→ Task:
Copy the lines of the data below exactly, starting at the first and stopping after the line that contains "from matplotlib.colors import"; include no pictures.

☆ ☆ ☆ ☆

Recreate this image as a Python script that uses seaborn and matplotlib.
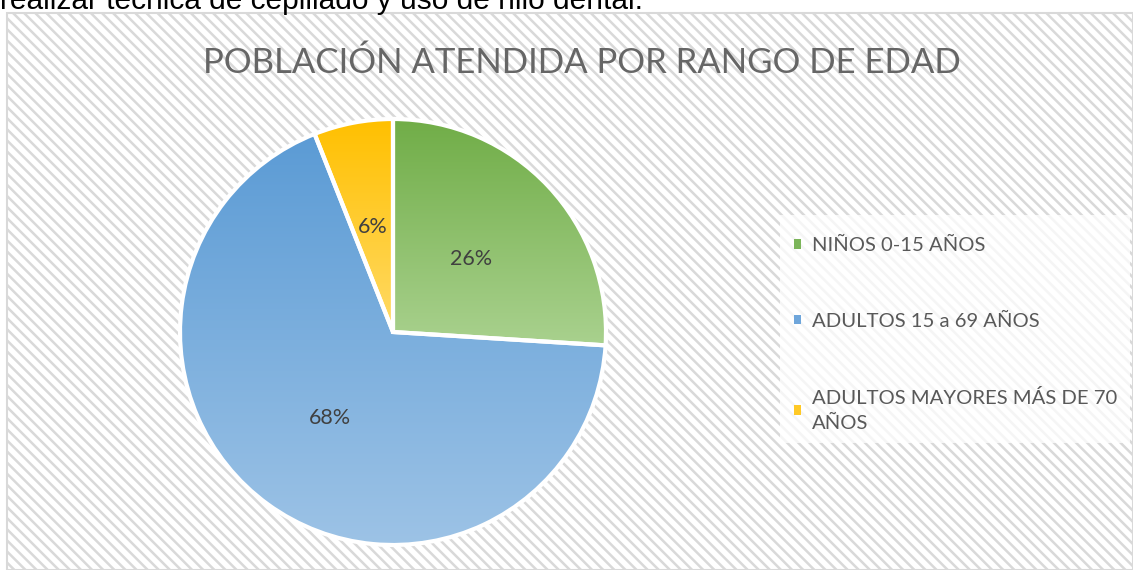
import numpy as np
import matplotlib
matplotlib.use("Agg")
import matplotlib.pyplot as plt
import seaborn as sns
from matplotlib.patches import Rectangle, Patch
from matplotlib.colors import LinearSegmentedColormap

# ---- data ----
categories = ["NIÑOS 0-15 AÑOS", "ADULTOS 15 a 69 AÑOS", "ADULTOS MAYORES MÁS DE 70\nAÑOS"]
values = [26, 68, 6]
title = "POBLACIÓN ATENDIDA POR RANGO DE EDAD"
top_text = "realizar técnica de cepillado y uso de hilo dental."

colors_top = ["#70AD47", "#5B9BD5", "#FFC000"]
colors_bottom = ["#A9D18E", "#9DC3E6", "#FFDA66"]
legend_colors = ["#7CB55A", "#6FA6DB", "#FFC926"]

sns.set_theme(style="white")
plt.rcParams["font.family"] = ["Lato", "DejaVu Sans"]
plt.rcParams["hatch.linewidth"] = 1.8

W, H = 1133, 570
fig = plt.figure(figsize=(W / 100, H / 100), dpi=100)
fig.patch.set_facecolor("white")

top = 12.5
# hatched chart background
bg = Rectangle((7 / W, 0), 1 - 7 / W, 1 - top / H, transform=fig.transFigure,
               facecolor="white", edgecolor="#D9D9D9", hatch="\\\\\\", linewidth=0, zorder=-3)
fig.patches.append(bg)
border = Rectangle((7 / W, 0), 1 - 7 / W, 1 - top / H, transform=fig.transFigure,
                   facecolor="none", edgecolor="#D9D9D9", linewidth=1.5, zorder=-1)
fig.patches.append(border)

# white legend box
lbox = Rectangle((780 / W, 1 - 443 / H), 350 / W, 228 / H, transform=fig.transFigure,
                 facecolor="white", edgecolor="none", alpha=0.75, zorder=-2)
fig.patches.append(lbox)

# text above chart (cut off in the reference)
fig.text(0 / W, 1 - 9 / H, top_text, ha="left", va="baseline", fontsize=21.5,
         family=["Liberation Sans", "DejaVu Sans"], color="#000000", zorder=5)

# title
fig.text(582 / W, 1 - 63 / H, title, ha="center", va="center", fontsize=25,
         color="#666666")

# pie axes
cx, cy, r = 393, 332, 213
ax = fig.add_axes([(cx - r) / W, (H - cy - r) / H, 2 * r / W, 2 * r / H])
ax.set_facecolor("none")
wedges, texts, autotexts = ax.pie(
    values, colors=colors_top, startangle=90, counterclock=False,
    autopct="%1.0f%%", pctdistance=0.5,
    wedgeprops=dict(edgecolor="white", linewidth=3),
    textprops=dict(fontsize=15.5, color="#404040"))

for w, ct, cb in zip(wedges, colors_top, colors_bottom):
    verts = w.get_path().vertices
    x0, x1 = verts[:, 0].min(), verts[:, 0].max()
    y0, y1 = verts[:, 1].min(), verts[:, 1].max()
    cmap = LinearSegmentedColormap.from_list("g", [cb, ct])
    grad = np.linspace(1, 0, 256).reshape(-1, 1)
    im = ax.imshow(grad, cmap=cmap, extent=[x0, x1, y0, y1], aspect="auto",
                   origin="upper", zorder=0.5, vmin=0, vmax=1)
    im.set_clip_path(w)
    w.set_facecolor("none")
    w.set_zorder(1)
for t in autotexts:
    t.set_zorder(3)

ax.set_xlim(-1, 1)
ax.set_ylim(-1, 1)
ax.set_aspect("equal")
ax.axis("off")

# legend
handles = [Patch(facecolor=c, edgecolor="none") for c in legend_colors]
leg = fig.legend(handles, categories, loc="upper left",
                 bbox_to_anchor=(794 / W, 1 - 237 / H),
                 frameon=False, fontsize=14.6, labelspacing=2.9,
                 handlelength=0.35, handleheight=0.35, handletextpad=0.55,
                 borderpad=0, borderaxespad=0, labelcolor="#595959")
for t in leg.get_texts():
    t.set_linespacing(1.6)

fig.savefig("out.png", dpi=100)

☆ ☆ ☆ ☆

→ Written reply:
Recreate this image as a Python script that uses seaborn and matplotlib.
import numpy as np
import matplotlib
matplotlib.use("Agg")
import matplotlib.pyplot as plt
import seaborn as sns
from matplotlib.patches import Rectangle, Patch
from matplotlib.colors import LinearSegmentedColormap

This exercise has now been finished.